Last weekend I went up to Jane's cottage which is on the shore of Lake Huron.
It didn't look as nice as this picture of Lake Huron, but still nice.
I've been there twice, once in the summer after 1st year (which was a big cottage party), and once in the summer after 2nd year (which was a more intimate affair). She didn't have a cottage party the summer after 3rd year (the same year where it was very tense in our house), and now that she's moving to Quebec City to study a french program at Laval, then probably doing her masters at Laval after that, this may have been the last summer party at Jane's cottage.
It was okay/nice. Okay because there was more than one moment when I asked myself whether these people were my friends, whether I liked them enough to be hanging out with them, whether I actually enjoyed being with them. Other times I was having a lot of fun, but most of the time I was just enjoying the moment, the setting, and relaxing. With a little less shit-talking, and a lot less of Andrea's boyfriend, who I pretty much detest, it would have been "good".
But I even feel selfish talking about it like this, because underlying it all was the fact that Jane was moving away.
There were a lot of couples there (3). I'm debating whether or not to tell Andrea how much I dislike her boyfriend. Or just that I do. I'm glad that I got the chance to tell him 2x what I thought about him, and didn't do it through her, since it doesn't really involve her, but I LOVE LOVE LOVE Andrea and really don't see what she likes about him. I suppose that's not so much the point either.. but also I think he talks to her meanly!
In the past few years I've built up and started crossing off from a list in my head of things I've always wanted to try. There was mechanical bull-riding (accomplished during Carolyn's last night in Hamilton, at Dirty Dog's, the same night Sam chipped my front tooth when feeding me beer.. you see how it seemed an appropriate night for that?) there was "no saying no to roller coasters" (recent trips to Wonderland), and this weekend there was skinny-dipping. For a few years I've forgotten how fun it can be to just play in water. Literally, I could not imagine what I would do if I was given free time to play in water; I guess I couldn't think of anything but swimming laps. Obviously, the answer to all this was to just get naked. The moonlight skinny dipping was fun, and refreshing, and also made me proud that I could cross off another thing on my list.
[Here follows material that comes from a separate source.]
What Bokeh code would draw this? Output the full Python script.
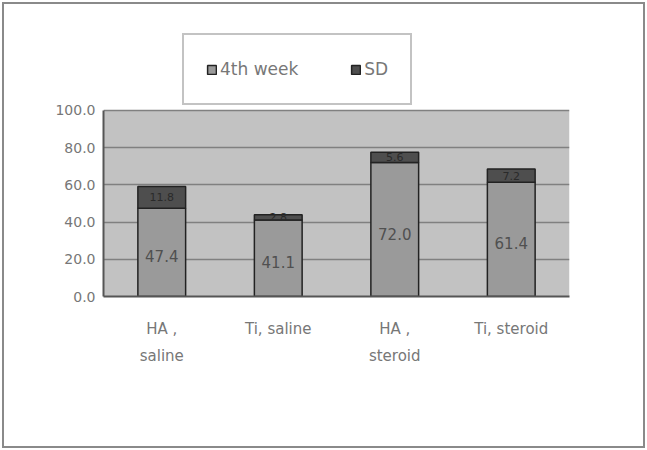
from bokeh.plotting import figure
from bokeh.models import (ColumnDataSource, FixedTicker, Legend, LegendItem,
                          NumeralTickFormatter, BoxAnnotation)
from bokeh.core.properties import value
from bokeh.embed import file_html
from bokeh.resources import INLINE

categories = ["HA ,\nsaline", "Ti, saline", "HA ,\nsteroid", "Ti, steroid"]
week4 = [47.4, 41.1, 72.0, 61.4]
sd = [11.8, 2.8, 5.6, 7.2]
week4_labels = ["47.4", "41.1", "72.0", "61.4"]
sd_labels = ["11.8", "2.8", "5.6", "7.2"]
y_ticks = [0, 20, 40, 60, 80, 100]

tops = [a + b for a, b in zip(week4, sd)]
src = ColumnDataSource(dict(
    cat=categories, week4=week4, sd=sd, top=tops,
    mid1=[w / 2 for w in week4],
    mid2=[w + s / 2 for w, s in zip(week4, sd)],
    lab1=week4_labels, lab2=sd_labels,
    zero=[0] * len(week4),
))

FONT = "DejaVu Sans"

# frame extends above the 0-100 plot area so that the legend fits inside it
p = figure(x_range=categories, y_range=(0, 143), width=643, height=446,
           output_backend="svg", toolbar_location=None,
           min_border_left=99, min_border_right=78,
           min_border_top=26, min_border_bottom=154)
p.margin = (2, 2, 2, 2)
p.styles = {"border": "2px solid #8a8a8a"}
p.background_fill_color = "white"
p.border_fill_color = "white"
p.outline_line_color = None

plot_area = BoxAnnotation(bottom=0, top=100, fill_color="#c2c2c2",
                          fill_alpha=1, line_color=None, level="image")
p.add_layout(plot_area)

r1 = p.vbar(x="cat", bottom="zero", top="week4", width=0.41, source=src,
            fill_color="#9a9a9a", line_color="#222222", line_width=1.5)
r2 = p.vbar(x="cat", bottom="week4", top="top", width=0.41, source=src,
            fill_color="#4e4e4e", line_color="#222222", line_width=1.5)

p.text(x="cat", y="mid1", text="lab1", source=src, text_align="center",
       text_baseline="middle", text_color="#505050", text_font_size="15px",
       text_font=value(FONT), y_offset=4)
p.text(x="cat", y="mid2", text="lab2", source=src, text_align="center",
       text_baseline="middle", text_color="#2a2a2a", text_font_size="11px",
       text_font=value(FONT))

p.xgrid.grid_line_color = None
p.ygrid.grid_line_color = "#808080"
p.ygrid.grid_line_width = 1.5
p.ygrid.ticker = FixedTicker(ticks=y_ticks[1:])

p.yaxis.ticker = FixedTicker(ticks=y_ticks)
p.yaxis.bounds = (0, 100)
p.yaxis.formatter = NumeralTickFormatter(format="0.0")
p.yaxis.axis_line_color = "#555555"
p.yaxis.axis_line_width = 2
p.yaxis.major_tick_line_color = None
p.yaxis.major_tick_out = 0
p.yaxis.minor_tick_line_color = None
p.yaxis.major_label_text_font = FONT
p.yaxis.major_label_text_font_size = "14px"
p.yaxis.major_label_text_color = "#777777"
p.yaxis.major_label_standoff = 8

p.xaxis.axis_line_color = "#555555"
p.xaxis.axis_line_width = 2
p.xaxis.major_tick_line_color = None
p.xaxis.major_tick_out = 0
p.xaxis.minor_tick_line_color = None
p.xaxis.major_label_text_font = FONT
p.xaxis.major_label_text_font_size = "15px"
p.xaxis.major_label_text_color = "#777777"
p.xaxis.major_label_text_line_height = 1.55
p.xaxis.major_label_standoff = 23

legend = Legend(items=[LegendItem(label="4th week", renderers=[r1]),
                       LegendItem(label="SD", renderers=[r2])],
                orientation="horizontal", location=(79, 191))
legend.border_line_color = "#888888"
legend.border_line_width = 2
legend.background_fill_color = "white"
legend.label_text_font = FONT
legend.label_text_font_size = "17px"
legend.label_text_color = "#777777"
legend.glyph_width = 11
legend.glyph_height = 11
legend.label_standoff = 3
legend.spacing = 52
legend.padding = 22
legend.margin = 0
legend.label_height = 24
p.add_layout(legend, "center")

open("out.html", "w").write(file_html(p, INLINE))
Remember when I told Steve that all I wanted to do was make out with a whooole bunch of people? Who would have thought that making out for the sake of making out wasn't all it's cracked up to be. At least, it wasn't as fun as it seems when you're not really attracted to the person at all. Jane's child-hood friend (that's: friend from child-hood. not child-hood aged friend), James kept biting me and saying "this is so hot. isn't this hot?" and I was just trying to think of the least awkward way to get out of there before he tried to have sex. If you need to know (and you really don't.. you've been warned!) this happened during my 3rd skinny-dip, which was the first time I wasn't in a group skinny-dipping, but just James and I. Looking back, it was pretty naive to not realize what could happen when now it seems so obvious (2 people skinny dipping alone?). Luckily, people came to look for us, I ran away (tripped over a fence and flew a few feet - left knee is bruised but it was worth it! another thing off my list.. naked fence jumping) and problem solved! Everyone may or may not assume things happened but I'm just happy I didn't give in to doing anything I didn't want to do. I just felt bad for him every time he asked me if I thought it was "hot".
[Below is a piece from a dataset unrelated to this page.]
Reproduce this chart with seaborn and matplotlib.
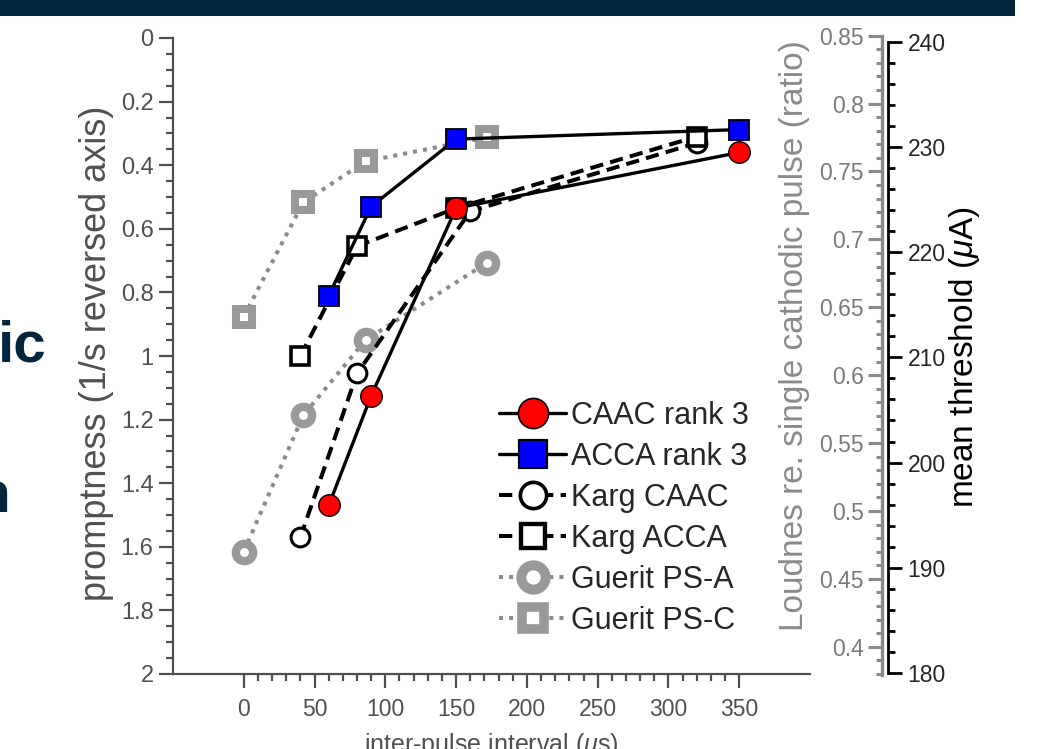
import matplotlib
matplotlib.use('Agg')
import matplotlib.pyplot as plt
from matplotlib.patches import Rectangle
from matplotlib.ticker import MultipleLocator, FixedLocator, FuncFormatter
import seaborn as sns

sns.set_style('white')
plt.rcParams['font.family'] = ['Liberation Sans', 'DejaVu Sans']
plt.rcParams['mathtext.fontset'] = 'custom'
plt.rcParams['mathtext.rm'] = 'Liberation Sans'
plt.rcParams['mathtext.it'] = 'Liberation Sans:italic'

# promptness (1/s) vs inter-pulse interval (us)
caac_x = [60, 90, 150, 350]
caac_y = [1.47, 1.125, 0.535, 0.36]
acca_x = [60, 90, 150, 350]
acca_y = [0.81, 0.53, 0.318, 0.288]
karg_caac_x = [40, 80, 160, 320]
karg_caac_y = [1.57, 1.055, 0.545, 0.33]
karg_acca_x = [40, 80, 150, 320]
karg_acca_y = [1.0, 0.655, 0.535, 0.31]
ps_a_x = [0, 42, 86, 172]
ps_a_y = [1.615, 1.187, 0.95, 0.706]
ps_c_x = [0, 42, 86, 172]
ps_c_y = [0.876, 0.517, 0.388, 0.312]

x_ticks = [0, 50, 100, 150, 200, 250, 300, 350]

NAVY = '#03263f'
AXGREY = '#505050'
LGREY = '#8a8a8a'
MGREY = '#999999'

W, H = 1061, 749
def fx(px):
    return px / W
def fy(py):
    return 1 - py / H

fig = plt.figure(figsize=(W / 100, H / 100), dpi=100)

# slide bits around the chart
fig.add_artist(Rectangle((0, fy(16)), fx(1015), 16 / H, transform=fig.transFigure,
                         color=NAVY, lw=0))
fig.text(fx(47), fy(362), 'ic', ha='right', va='baseline', fontsize=42,
         fontweight='bold', color=NAVY)
fig.text(fx(11), fy(512), 'n', ha='right', va='baseline', fontsize=42,
         fontweight='bold', color=NAVY)

ax = fig.add_axes([fx(173), fy(674), fx(810) - fx(173), fy(38) - fy(674)])
ax.set_facecolor('none')

series = [
    ('Guerit PS-A', ps_a_x, ps_a_y,
     dict(color=LGREY, lw=2.9, ls=(0, (1, 1.5)), marker='o', ms=12.5, mfc='white',
          mec=MGREY, mew=6), 1),
    ('Guerit PS-C', ps_c_x, ps_c_y,
     dict(color=LGREY, lw=2.9, ls=(0, (1, 1.5)), marker='s', ms=11, mfc='white',
          mec=MGREY, mew=5.8), 1),
    ('Karg CAAC', karg_caac_x, karg_caac_y,
     dict(color='black', lw=2.9, ls=(0, (3.3, 1.8)), marker='o', ms=13.5, mfc='white',
          mec='black', mew=2.2), 2),
    ('Karg ACCA', karg_acca_x, karg_acca_y,
     dict(color='black', lw=2.9, ls=(0, (3.3, 1.8)), marker='s', ms=12.5, mfc='white',
          mec='black', mew=2.6), 2),
    ('CAAC rank 3', caac_x, caac_y,
     dict(color='black', lw=2.4, ls='-', marker='o', ms=15.5, mfc='red',
          mec='black', mew=1.0), 3),
    ('ACCA rank 3', acca_x, acca_y,
     dict(color='black', lw=2.4, ls='-', marker='s', ms=14, mfc='blue',
          mec='black', mew=1.3), 3),
]

for name, xs, ys, kws, z in series:
    sns.lineplot(x=xs, y=ys, ax=ax, label=name, zorder=z, clip_on=False, **kws)

ax.set_xlim(-50, 400)
ax.set_ylim(2, 0)
ax.xaxis.set_major_locator(FixedLocator(x_ticks))
ax.xaxis.set_minor_locator(FixedLocator(list(range(0, 351, 10))))
ax.yaxis.set_major_locator(MultipleLocator(0.2))
ax.yaxis.set_minor_locator(MultipleLocator(0.05))
ax.yaxis.set_major_formatter(FuncFormatter(lambda v, p: '%g' % round(v, 3)))
for s in ['top', 'right']:
    ax.spines[s].set_visible(False)
for s in ['left', 'bottom']:
    ax.spines[s].set_color(AXGREY)
    ax.spines[s].set_linewidth(1.6)
ax.tick_params(which='both', direction='out', color=AXGREY, width=1.6,
               bottom=True, left=True, labelcolor=AXGREY)
ax.tick_params(which='major', length=10)
ax.tick_params(which='minor', length=5)
ax.tick_params(axis='x', labelsize=16.5, pad=7)
ax.tick_params(axis='y', labelsize=17, pad=4)
fig.text(fx(491), fy(731), r'inter-pulse interval ($\mu$s)', ha='center', va='top',
         fontsize=18, color=AXGREY)
fig.text(fx(97), fy(353), 'promptness (1/s reversed axis)', rotation=90,
         ha='center', va='center', fontsize=26, color=AXGREY)

# legend in the original order, bigger markers than in the plot
handles, labels = ax.get_legend_handles_labels()
order = ['CAAC rank 3', 'ACCA rank 3', 'Karg CAAC', 'Karg ACCA', 'Guerit PS-A', 'Guerit PS-C']
hmap = dict(zip(labels, handles))
leg = ax.legend([hmap[k] for k in order], order, loc='upper left',
                bbox_to_anchor=(fx(499), fy(401)), bbox_transform=fig.transFigure,
                frameon=False, fontsize=22, handlelength=2.2, handletextpad=0.15,
                labelspacing=0.36, borderpad=0, borderaxespad=0, numpoints=1)
for h in leg.legend_handles:
    h.set_markersize(h.get_markersize() * 1.4)
    h.set_markeredgewidth(h.get_markeredgewidth() * 1.2)

# loudness axis (grey)
axg = fig.add_axes([fx(882), fy(675), 0.0001, fy(35.7) - fy(675)])
axg.set_facecolor('none')
axg.set_ylim(0.3792, 0.85)
axg.set_xticks([])
for s in ['top', 'right', 'bottom']:
    axg.spines[s].set_visible(False)
axg.spines['left'].set_color(LGREY)
axg.spines['left'].set_linewidth(2.4)
axg.yaxis.set_major_locator(MultipleLocator(0.05))
axg.yaxis.set_minor_locator(MultipleLocator(0.01))
axg.yaxis.set_major_formatter(FuncFormatter(lambda v, p: '%g' % round(v, 3)))
axg.tick_params(which='both', direction='out', left=True, color=LGREY, width=2.2,
                labelcolor='#7a7a7a', labelsize=16.5, pad=3)
axg.tick_params(which='major', length=10)
axg.tick_params(which='minor', length=4)
fig.text(fx(795), fy(336), 'Loudnes re. single cathodic pulse (ratio)', rotation=90,
         ha='center', va='center', fontsize=24, color=LGREY)

# threshold axis (black)
axb = fig.add_axes([fx(888), fy(673), 0.0001, fy(41.7) - fy(673)])
axb.set_facecolor('none')
axb.set_ylim(180, 240)
axb.set_xticks([])
for s in ['top', 'left', 'bottom']:
    axb.spines[s].set_visible(False)
axb.spines['right'].set_color('black')
axb.spines['right'].set_linewidth(2.0)
axb.yaxis.set_major_locator(MultipleLocator(10))
axb.yaxis.set_minor_locator(MultipleLocator(2))
axb.tick_params(which='both', direction='out', left=False, right=True, labelleft=False,
                labelright=True, color='black', width=2.0, labelsize=16.5, pad=4)
axb.tick_params(which='major', length=10)
axb.tick_params(which='minor', length=5)
fig.text(fx(965), fy(357), r'mean threshold ($\mu$A)', rotation=90,
         ha='center', va='center', fontsize=24, color='black')

fig.savefig('out.png', dpi=100)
Richard Branson is no "virgin" to skinny dipping, either!
alternate caption: Is this hot, James?
I'm of the opinion that making-out isn't a big deal unless it's between coworkers, or behind the back of a sig.other, or with a family member, or... I guess there are a lot of caveats to consider, but in this case, I don't think it's a big deal (although I do think it's pretty funny, but kind of embarrassing) even though I was hoping James wouldn't show up the next day - which he didn't.. but then I wondered if he didn't want to see me and was embarrassed and I though I was relieved, I was also a bit offended.
Later, when telling Alyssa (the only other person I've told, after the internet) about this she realized that James is the best friend of the boyfriend of her friend Nicole! I thought she was thinking of a different Nicole (someone I know) and was really embarrassed, but it wasn't, and I'm not. I'm not sure if I am embarrassed, really. I guess the naked part is embarrassing, the falling is funny, but really I think Alyssa was just having a ball laughing because for once it was a ridiculous story I was telling her about myself, instead of the other way around.
Here's something school related:
I've decided to study mitochondria. I'm excited! Sheila (my other housemate) thinks it's really specific, which I guess to some it sounds like it is, but to me it sounds so general. They're really interesting and weird! I'm looking forward to it. Today Brian (my supervisor / prof) gave me a bunch of papers to read, which got me more excited. He said I'm going to have to learn everything there is to know about mitochondria - can't wait! Seriously! Maybe it's because I've become really bored with this project I've been doing this summer (Lateral gene transfer vs. duplicated genes in Bacilli) and want to get this grad school gravy train moving.